• Directive:
With pictures left out, retype the lines from the start of the records through the one that contains "import matplotlib.pyplot as plt".

• Dataset entries:
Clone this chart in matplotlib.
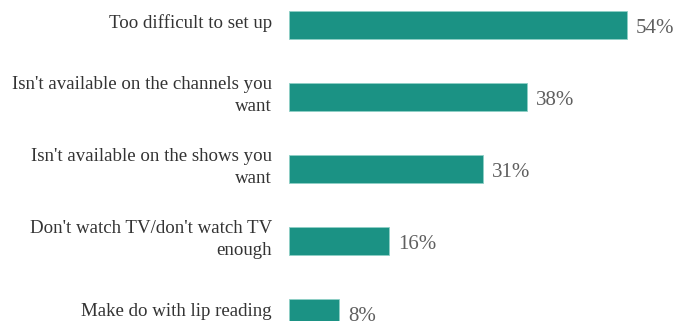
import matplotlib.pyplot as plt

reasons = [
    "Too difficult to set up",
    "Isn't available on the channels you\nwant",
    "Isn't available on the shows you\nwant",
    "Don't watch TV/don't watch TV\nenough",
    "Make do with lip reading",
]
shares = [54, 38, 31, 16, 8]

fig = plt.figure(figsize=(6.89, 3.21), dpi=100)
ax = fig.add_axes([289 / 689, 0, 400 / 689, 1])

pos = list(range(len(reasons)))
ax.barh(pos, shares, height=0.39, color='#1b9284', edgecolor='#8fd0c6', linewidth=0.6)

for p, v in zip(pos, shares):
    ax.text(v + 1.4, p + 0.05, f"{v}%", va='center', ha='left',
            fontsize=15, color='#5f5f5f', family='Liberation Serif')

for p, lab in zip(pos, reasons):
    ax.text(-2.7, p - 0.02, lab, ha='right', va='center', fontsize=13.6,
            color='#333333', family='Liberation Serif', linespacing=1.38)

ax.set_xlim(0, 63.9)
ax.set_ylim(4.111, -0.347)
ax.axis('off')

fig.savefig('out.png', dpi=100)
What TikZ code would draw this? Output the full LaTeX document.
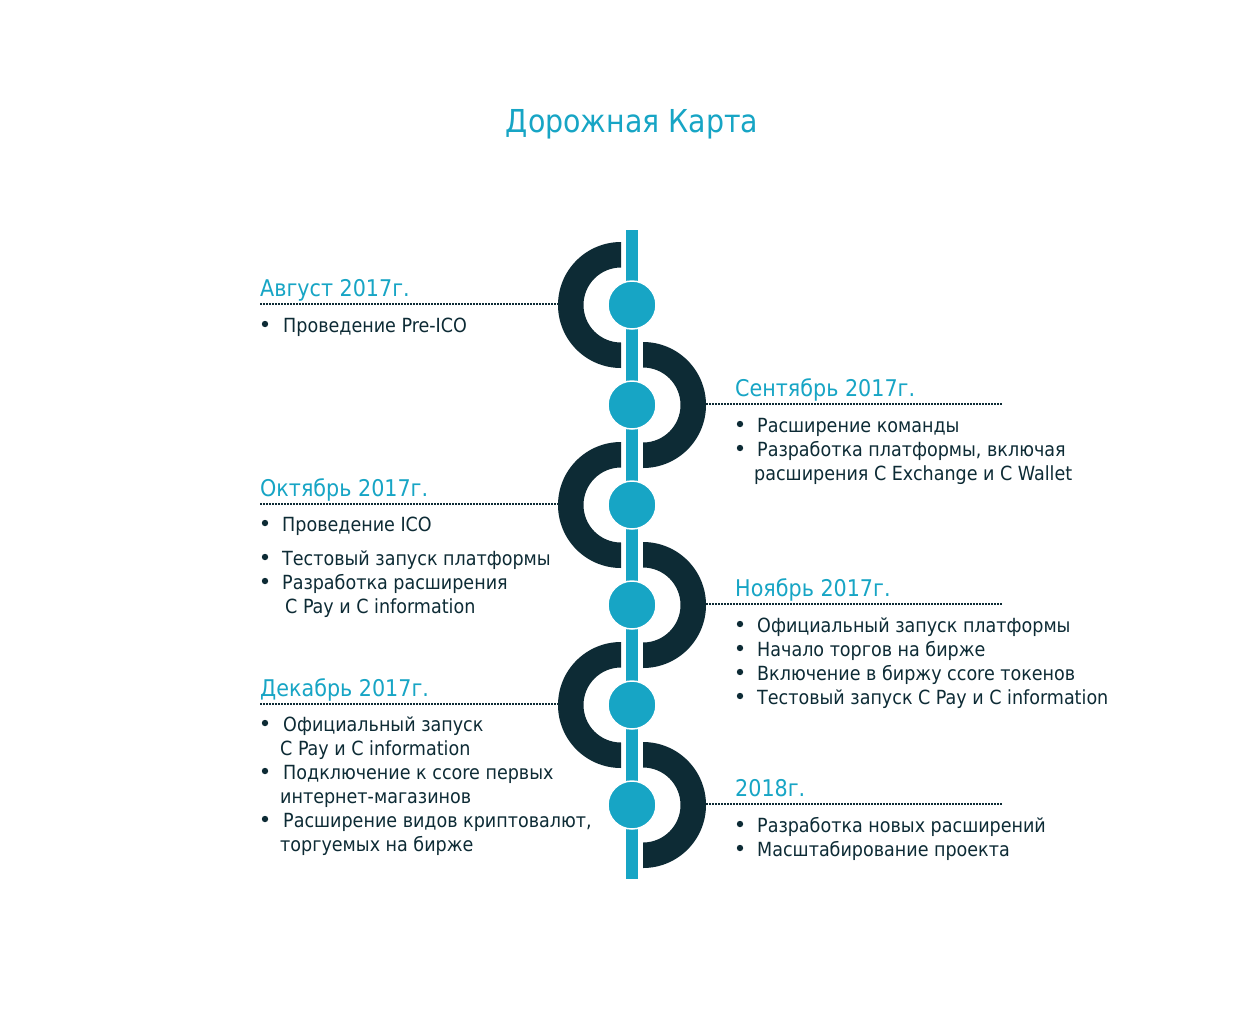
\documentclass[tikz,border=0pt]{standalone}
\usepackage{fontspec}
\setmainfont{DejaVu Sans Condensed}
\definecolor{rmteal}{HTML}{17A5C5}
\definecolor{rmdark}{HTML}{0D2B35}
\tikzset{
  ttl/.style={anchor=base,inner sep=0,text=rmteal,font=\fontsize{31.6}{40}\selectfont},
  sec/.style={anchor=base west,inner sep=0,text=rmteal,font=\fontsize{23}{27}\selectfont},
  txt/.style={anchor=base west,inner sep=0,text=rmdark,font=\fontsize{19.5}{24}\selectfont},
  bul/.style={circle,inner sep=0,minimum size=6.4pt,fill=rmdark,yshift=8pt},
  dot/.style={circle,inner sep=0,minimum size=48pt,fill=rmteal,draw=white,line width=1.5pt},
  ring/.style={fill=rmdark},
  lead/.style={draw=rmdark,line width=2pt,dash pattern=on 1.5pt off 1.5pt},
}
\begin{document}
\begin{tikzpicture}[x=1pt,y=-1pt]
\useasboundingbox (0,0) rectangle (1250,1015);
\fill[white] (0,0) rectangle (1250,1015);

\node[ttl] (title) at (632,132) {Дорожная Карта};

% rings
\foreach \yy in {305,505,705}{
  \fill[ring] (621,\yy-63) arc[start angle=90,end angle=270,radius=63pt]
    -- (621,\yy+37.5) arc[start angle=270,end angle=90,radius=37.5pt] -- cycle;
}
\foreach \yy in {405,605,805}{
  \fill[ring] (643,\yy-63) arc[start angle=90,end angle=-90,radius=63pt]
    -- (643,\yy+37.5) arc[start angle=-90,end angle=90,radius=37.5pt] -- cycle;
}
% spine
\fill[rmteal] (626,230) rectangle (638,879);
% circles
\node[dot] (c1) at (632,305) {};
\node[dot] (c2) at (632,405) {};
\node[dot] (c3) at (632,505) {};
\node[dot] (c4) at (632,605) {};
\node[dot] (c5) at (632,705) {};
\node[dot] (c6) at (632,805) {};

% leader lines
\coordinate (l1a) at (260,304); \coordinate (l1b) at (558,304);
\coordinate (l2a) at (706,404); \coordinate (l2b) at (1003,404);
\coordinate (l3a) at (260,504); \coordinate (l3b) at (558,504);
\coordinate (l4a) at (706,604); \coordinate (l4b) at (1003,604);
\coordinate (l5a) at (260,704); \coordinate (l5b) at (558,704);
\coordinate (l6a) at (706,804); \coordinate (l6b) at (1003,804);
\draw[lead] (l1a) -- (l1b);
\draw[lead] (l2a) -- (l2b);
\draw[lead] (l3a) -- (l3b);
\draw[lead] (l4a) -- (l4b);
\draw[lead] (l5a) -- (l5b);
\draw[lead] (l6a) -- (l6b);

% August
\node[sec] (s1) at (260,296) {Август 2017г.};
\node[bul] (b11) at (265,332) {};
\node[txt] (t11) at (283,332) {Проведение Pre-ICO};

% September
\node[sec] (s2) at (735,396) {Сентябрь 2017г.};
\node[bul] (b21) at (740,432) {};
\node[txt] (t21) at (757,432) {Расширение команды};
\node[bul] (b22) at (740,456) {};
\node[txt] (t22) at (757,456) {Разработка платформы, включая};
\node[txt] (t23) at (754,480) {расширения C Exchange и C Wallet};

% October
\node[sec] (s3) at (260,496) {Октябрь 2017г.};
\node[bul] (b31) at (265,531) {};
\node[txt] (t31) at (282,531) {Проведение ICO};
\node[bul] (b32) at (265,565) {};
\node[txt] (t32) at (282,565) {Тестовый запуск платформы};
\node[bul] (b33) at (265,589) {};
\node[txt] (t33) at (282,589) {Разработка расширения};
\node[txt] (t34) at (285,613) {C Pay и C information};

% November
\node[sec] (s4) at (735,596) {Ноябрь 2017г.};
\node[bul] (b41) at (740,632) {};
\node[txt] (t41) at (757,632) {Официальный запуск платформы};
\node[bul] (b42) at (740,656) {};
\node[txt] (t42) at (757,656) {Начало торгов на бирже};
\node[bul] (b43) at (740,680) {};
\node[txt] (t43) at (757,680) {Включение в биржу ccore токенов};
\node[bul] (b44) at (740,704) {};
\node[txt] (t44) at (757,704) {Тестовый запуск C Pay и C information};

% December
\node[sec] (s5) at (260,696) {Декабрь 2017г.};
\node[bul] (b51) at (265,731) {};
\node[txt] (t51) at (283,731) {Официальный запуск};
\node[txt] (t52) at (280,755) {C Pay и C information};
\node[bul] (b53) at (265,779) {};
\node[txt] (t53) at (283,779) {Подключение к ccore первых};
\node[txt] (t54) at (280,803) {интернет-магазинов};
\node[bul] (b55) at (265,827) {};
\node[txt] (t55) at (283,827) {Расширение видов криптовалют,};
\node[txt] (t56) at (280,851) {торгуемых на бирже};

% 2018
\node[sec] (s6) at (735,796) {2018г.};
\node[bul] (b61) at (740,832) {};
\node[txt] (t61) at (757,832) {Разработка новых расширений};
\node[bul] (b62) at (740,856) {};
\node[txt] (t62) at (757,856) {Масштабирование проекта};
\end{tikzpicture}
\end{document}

• Response below:
Clone this chart in matplotlib.
import matplotlib.pyplot as plt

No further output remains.